Aim: Go from the first line to the line with "const s1TrendY = [18.3,19.6];" and return those lines verbatim, ends included.

────────────────────────────────────────

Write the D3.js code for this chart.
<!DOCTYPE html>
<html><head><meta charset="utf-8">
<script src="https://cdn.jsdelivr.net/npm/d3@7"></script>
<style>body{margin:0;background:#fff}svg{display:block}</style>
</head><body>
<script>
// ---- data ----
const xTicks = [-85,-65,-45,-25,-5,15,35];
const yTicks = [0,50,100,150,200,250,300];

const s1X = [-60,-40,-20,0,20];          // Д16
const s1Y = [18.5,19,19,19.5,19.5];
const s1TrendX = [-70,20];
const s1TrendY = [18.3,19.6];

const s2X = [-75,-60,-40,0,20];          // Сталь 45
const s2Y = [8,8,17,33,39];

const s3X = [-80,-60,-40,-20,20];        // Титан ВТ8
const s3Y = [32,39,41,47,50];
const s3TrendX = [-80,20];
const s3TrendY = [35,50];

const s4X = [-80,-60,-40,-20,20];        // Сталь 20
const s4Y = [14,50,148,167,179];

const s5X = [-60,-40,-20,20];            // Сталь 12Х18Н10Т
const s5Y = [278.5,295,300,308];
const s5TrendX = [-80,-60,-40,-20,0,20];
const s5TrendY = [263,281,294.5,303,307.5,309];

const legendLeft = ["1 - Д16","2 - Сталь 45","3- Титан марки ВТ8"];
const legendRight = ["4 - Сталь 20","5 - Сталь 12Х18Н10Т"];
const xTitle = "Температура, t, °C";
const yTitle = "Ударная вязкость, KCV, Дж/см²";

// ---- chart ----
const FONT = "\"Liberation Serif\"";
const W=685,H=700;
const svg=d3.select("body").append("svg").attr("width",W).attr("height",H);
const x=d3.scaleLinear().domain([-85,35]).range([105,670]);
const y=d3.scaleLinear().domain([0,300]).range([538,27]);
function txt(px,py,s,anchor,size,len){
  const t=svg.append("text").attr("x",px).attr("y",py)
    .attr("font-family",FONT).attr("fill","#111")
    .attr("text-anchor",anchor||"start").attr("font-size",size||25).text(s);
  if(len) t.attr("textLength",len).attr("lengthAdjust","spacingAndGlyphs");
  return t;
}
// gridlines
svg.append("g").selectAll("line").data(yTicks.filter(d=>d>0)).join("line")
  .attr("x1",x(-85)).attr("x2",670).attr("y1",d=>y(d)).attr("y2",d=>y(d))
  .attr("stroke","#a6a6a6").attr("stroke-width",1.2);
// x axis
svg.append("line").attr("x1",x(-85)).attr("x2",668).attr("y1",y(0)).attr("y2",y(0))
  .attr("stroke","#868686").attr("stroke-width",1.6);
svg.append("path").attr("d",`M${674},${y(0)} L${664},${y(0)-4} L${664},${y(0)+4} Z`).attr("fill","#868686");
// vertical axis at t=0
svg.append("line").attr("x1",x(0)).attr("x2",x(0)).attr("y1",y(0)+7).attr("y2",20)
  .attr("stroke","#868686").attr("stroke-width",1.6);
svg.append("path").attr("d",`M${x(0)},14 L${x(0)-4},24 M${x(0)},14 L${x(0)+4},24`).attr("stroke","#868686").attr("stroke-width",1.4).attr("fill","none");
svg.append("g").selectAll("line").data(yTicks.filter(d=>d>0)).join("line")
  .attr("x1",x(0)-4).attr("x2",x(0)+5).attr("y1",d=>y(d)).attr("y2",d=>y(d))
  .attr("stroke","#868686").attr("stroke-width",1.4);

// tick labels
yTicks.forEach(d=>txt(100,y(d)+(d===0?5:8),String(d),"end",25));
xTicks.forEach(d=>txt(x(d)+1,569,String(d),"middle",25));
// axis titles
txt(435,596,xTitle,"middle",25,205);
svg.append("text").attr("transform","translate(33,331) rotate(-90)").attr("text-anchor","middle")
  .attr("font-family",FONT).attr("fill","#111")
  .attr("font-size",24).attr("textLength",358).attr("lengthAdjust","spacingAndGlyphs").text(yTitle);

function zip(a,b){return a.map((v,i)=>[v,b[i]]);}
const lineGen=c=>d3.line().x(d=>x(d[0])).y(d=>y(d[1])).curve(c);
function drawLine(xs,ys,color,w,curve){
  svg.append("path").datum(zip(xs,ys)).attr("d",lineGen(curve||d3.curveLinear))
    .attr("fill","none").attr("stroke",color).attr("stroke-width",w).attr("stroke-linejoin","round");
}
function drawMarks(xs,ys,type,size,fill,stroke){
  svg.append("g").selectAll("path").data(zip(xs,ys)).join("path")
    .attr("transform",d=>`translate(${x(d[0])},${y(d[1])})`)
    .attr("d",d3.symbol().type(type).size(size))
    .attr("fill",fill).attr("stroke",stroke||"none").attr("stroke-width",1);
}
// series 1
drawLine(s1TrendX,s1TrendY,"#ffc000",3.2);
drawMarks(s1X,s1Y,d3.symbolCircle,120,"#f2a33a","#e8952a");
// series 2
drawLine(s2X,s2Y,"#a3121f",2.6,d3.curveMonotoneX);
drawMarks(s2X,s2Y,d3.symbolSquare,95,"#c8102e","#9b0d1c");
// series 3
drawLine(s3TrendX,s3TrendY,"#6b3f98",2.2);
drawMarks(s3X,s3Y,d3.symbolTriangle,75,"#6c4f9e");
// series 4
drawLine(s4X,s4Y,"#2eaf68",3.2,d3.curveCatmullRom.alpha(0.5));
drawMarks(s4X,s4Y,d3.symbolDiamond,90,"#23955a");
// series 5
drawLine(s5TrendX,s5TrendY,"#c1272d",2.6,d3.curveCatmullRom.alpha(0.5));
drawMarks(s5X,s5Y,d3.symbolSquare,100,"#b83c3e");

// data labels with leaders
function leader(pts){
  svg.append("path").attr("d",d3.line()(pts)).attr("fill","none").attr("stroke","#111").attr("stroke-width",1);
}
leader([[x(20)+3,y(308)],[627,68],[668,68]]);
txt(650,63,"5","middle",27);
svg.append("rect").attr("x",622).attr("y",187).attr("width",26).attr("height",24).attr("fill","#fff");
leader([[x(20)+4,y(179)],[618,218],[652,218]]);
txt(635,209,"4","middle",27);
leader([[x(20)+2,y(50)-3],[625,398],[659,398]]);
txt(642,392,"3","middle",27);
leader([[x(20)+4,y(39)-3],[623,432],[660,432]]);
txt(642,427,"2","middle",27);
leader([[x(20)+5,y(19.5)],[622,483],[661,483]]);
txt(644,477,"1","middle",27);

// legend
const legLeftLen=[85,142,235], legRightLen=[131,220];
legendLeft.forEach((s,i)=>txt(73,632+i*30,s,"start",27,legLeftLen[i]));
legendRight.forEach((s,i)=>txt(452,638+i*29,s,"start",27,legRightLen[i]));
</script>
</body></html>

────────────────────────────────────────

Expected output:
Write the D3.js code for this chart.
<!DOCTYPE html>
<html><head><meta charset="utf-8">
<script src="https://cdn.jsdelivr.net/npm/d3@7"></script>
<style>body{margin:0;background:#fff}svg{display:block}</style>
</head><body>
<script>
// ---- data ----
const xTicks = [-85,-65,-45,-25,-5,15,35];
const yTicks = [0,50,100,150,200,250,300];

const s1X = [-60,-40,-20,0,20];          // Д16
const s1Y = [18.5,19,19,19.5,19.5];
const s1TrendX = [-70,20];
const s1TrendY = [18.3,19.6];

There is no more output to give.